Only the lines from the start of the data through the line with "const days = [126, 168, 197, 232, 265, 308];" belong in the copy. Restate them word for word, minus the pictures.

====================

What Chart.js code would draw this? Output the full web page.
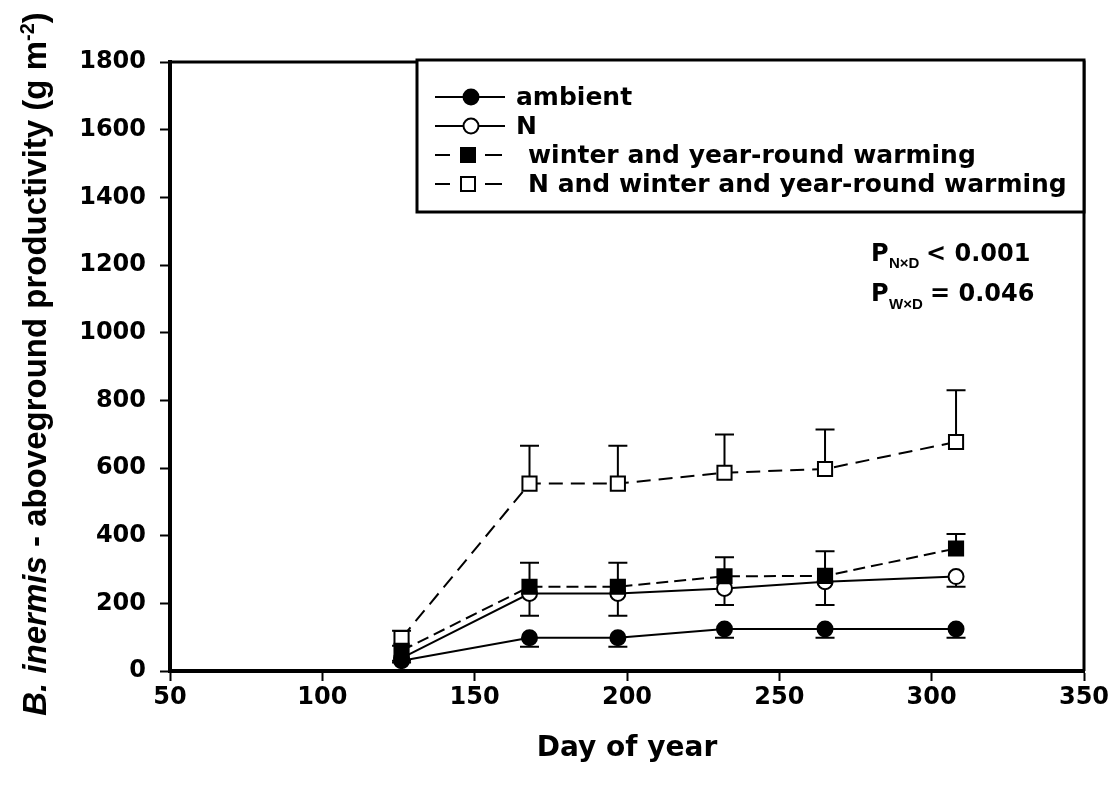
<!DOCTYPE html>
<html>
<head>
<meta charset="utf-8">
<script src="https://cdn.jsdelivr.net/npm/chart.js@4.4.0/dist/chart.umd.min.js"></script>
<style>
  html, body { margin: 0; padding: 0; background: #fff; }
  canvas { display: block; }
</style>
</head>
<body>
<canvas id="productivityChart" width="1113" height="787"></canvas>
<script>
// Day of year of each harvest
const days = [126, 168, 197, 232, 265, 308];

// Mean aboveground productivity (g m-2) and error bars
const ambient = [30, 98, 98, 124, 124, 124];
const ambientErr = [5, 26, 26, 26, 26, 26];
const nitrogen = [38, 229, 229, 244, 264, 279];
const nitrogenErr = [8, 66, 66, 49, 69, 30];
const warming = [60, 249, 249, 280, 281, 362];
const warmingErr = [15, 71, 71, 56, 73, 43];
const nWarming = [97, 554, 554, 586, 597, 677];
const nWarmingErr = [22, 112, 112, 113, 117, 153];

const seriesLabels = ['ambient', 'N', 'winter and year-round warming', 'N and winter and year-round warming'];

const TICK_FONT = { family: 'DejaVu Sans', weight: 'bold', size: 24 };

function toPoints(values) {
    return values.map((v, i) => ({ x: days[i], y: v }));
}

// error bars, drawn before the markers so the markers sit on top
const errorBars = {
    id: 'errorBars',
    beforeDatasetsDraw(chart) {
        const ctx = chart.ctx;
        const xs = chart.scales.x;
        const ys = chart.scales.y;
        ctx.save();
        ctx.strokeStyle = '#000';
        ctx.lineWidth = 2;
        ctx.setLineDash([]);
        chart.data.datasets.forEach(ds => {
            ds.data.forEach((p, i) => {
                const px = xs.getPixelForValue(p.x);
                const y0 = ys.getPixelForValue(p.y);
                const y1 = ys.getPixelForValue(p.y + ds.errSign * ds.err[i]);
                ctx.beginPath();
                ctx.moveTo(px, y0);
                ctx.lineTo(px, y1);
                ctx.moveTo(px - 9.5, y1);
                ctx.lineTo(px + 9.5, y1);
                ctx.stroke();
            });
        });
        ctx.restore();
    }
};

function drawMarker(ctx, style, filled, x, y) {
    ctx.save();
    ctx.setLineDash([]);
    ctx.lineWidth = 2;
    ctx.strokeStyle = '#000';
    ctx.fillStyle = filled ? '#000' : '#fff';
    ctx.beginPath();
    if (style === 'circle') {
        ctx.arc(x, y, 7.5, 0, Math.PI * 2);
    } else {
        ctx.rect(x - 7, y - 7, 14, 14);
    }
    ctx.fill();
    ctx.stroke();
    ctx.restore();
}

// frame, legend, statistics and axis titles
const decorations = {
    id: 'decorations',
    afterDraw(chart) {
        const ctx = chart.ctx;
        const area = chart.chartArea;
        ctx.save();

        // top and right frame lines
        ctx.strokeStyle = '#000';
        ctx.lineWidth = 3;
        ctx.beginPath();
        ctx.moveTo(area.left, area.top);
        ctx.lineTo(area.right, area.top);
        ctx.lineTo(area.right, area.bottom);
        ctx.stroke();

        // legend box
        const boxLeft = 417, boxTop = 60, boxBottom = 212;
        ctx.fillStyle = '#fff';
        ctx.fillRect(boxLeft, boxTop, area.right - boxLeft, boxBottom - boxTop);
        ctx.lineWidth = 3;
        ctx.strokeRect(boxLeft, boxTop, area.right - boxLeft, boxBottom - boxTop);

        const rows = [97, 126, 155, 184];
        ctx.font = 'bold 25px "DejaVu Sans"';
        ctx.textBaseline = 'middle';
        ctx.fillStyle = '#000';
        chart.data.datasets.forEach((ds, i) => {
            const y = rows[i];
            ctx.lineWidth = 2;
            ctx.setLineDash([]);
            ctx.beginPath();
            if (ds.borderDash.length) {
                ctx.moveTo(435, y); ctx.lineTo(450, y);
                ctx.moveTo(485, y); ctx.lineTo(502, y);
            } else {
                ctx.moveTo(435, y); ctx.lineTo(505, y);
            }
            ctx.stroke();
            const filled = ds.pointBackgroundColor === '#000';
            drawMarker(ctx, ds.pointStyle, filled, ds.borderDash.length ? 468 : 471, y);
            ctx.fillStyle = '#000';
            ctx.fillText(ds.label, ds.borderDash.length ? 528 : 516, y + 1);
        });

        // statistics
        ctx.textBaseline = 'alphabetic';
        ctx.font = 'bold 24px "DejaVu Sans"';
        ctx.fillText('P', 871, 261);
        ctx.fillText('P', 871, 301);
        ctx.font = 'bold 15px "Liberation Sans"';
        ctx.fillText('N×D', 889, 268);
        ctx.fillText('W×D', 889, 309);
        ctx.font = 'bold 24px "DejaVu Sans"';
        ctx.fillText('< 0.001', 926, 261);
        ctx.fillText('= 0.046', 930, 301);

        // x axis title
        ctx.font = 'bold 28px "DejaVu Sans"';
        ctx.textAlign = 'center';
        ctx.fillText('Day of year', (area.left + area.right) / 2, 756);

        // y axis title with italic species name and superscript
        const parts = [
            { t: 'B. inermis', f: 'italic bold 33px "Liberation Sans"', dy: 0 },
            { t: ' - aboveground productivity (g m', f: 'bold 33px "Liberation Sans"', dy: 0 },
            { t: '-2', f: 'bold 20px "Liberation Sans"', dy: -12 },
            { t: ')', f: 'bold 33px "Liberation Sans"', dy: 0 }
        ];
        let total = 0;
        parts.forEach(p => { ctx.font = p.f; p.w = ctx.measureText(p.t).width; total += p.w; });
        ctx.translate(46, 364);
        ctx.rotate(-Math.PI / 2);
        ctx.textAlign = 'left';
        let pos = -total / 2;
        parts.forEach(p => {
            ctx.font = p.f;
            ctx.fillText(p.t, pos, p.dy);
            pos += p.w;
        });
        ctx.restore();
    }
};

document.addEventListener('DOMContentLoaded', function() {
    const datasets = [
        { label: seriesLabels[0], data: toPoints(ambient), err: ambientErr, errSign: -1,
          pointStyle: 'circle', pointRadius: 7.5, pointBackgroundColor: '#000', borderDash: [], order: 1 },
        { label: seriesLabels[1], data: toPoints(nitrogen), err: nitrogenErr, errSign: -1,
          pointStyle: 'circle', pointRadius: 7.5, pointBackgroundColor: '#fff', borderDash: [], order: 3 },
        { label: seriesLabels[2], data: toPoints(warming), err: warmingErr, errSign: 1,
          pointStyle: 'rect', pointRadius: 10, pointBackgroundColor: '#000', borderDash: [12, 6], order: 2 },
        { label: seriesLabels[3], data: toPoints(nWarming), err: nWarmingErr, errSign: 1,
          pointStyle: 'rect', pointRadius: 10, pointBackgroundColor: '#fff', borderDash: [14, 8], order: 4 }
    ].map(ds => Object.assign({
        borderColor: '#000',
        borderWidth: 2,
        pointBorderColor: '#000',
        pointBorderWidth: 2,
        tension: 0,
        fill: false
    }, ds));

    const ctx = document.getElementById('productivityChart').getContext('2d');
    new Chart(ctx, {
        type: 'line',
        data: { datasets },
        options: {
            responsive: false,
            animation: false,
            devicePixelRatio: 1,
            layout: { padding: { top: 62, right: 29, left: 0, bottom: 0 } },
            plugins: { legend: { display: false }, tooltip: { enabled: false } },
            scales: {
                x: {
                    type: 'linear',
                    min: 50, max: 350,
                    ticks: { stepSize: 50, color: '#000', font: TICK_FONT, padding: 2, maxRotation: 0,
                             callback: v => String(v) },
                    grid: { drawOnChartArea: false, drawTicks: true, tickLength: 10, tickWidth: 2, tickColor: '#000' },
                    border: { display: true, color: '#000', width: 4 },
                    afterFit(scale) { scale.height = 116; }
                },
                y: {
                    min: 0, max: 1800,
                    ticks: { stepSize: 200, color: '#000', font: TICK_FONT, padding: 14,
                             callback: v => String(v) },
                    grid: { drawOnChartArea: false, drawTicks: true, tickLength: 10, tickWidth: 2, tickColor: '#000' },
                    border: { display: true, color: '#000', width: 4 },
                    afterFit(scale) { scale.width = 170; }
                }
            }
        },
        plugins: [errorBars, decorations]
    });
});
</script>
</body>
</html>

====================

§ **Response to the task**
What Chart.js code would draw this? Output the full web page.
<!DOCTYPE html>
<html>
<head>
<meta charset="utf-8">
<script src="https://cdn.jsdelivr.net/npm/chart.js@4.4.0/dist/chart.umd.min.js"></script>
<style>
  html, body { margin: 0; padding: 0; background: #fff; }
  canvas { display: block; }
</style>
</head>
<body>
<canvas id="productivityChart" width="1113" height="787"></canvas>
<script>
// Day of year of each harvest
const days = [126, 168, 197, 232, 265, 308];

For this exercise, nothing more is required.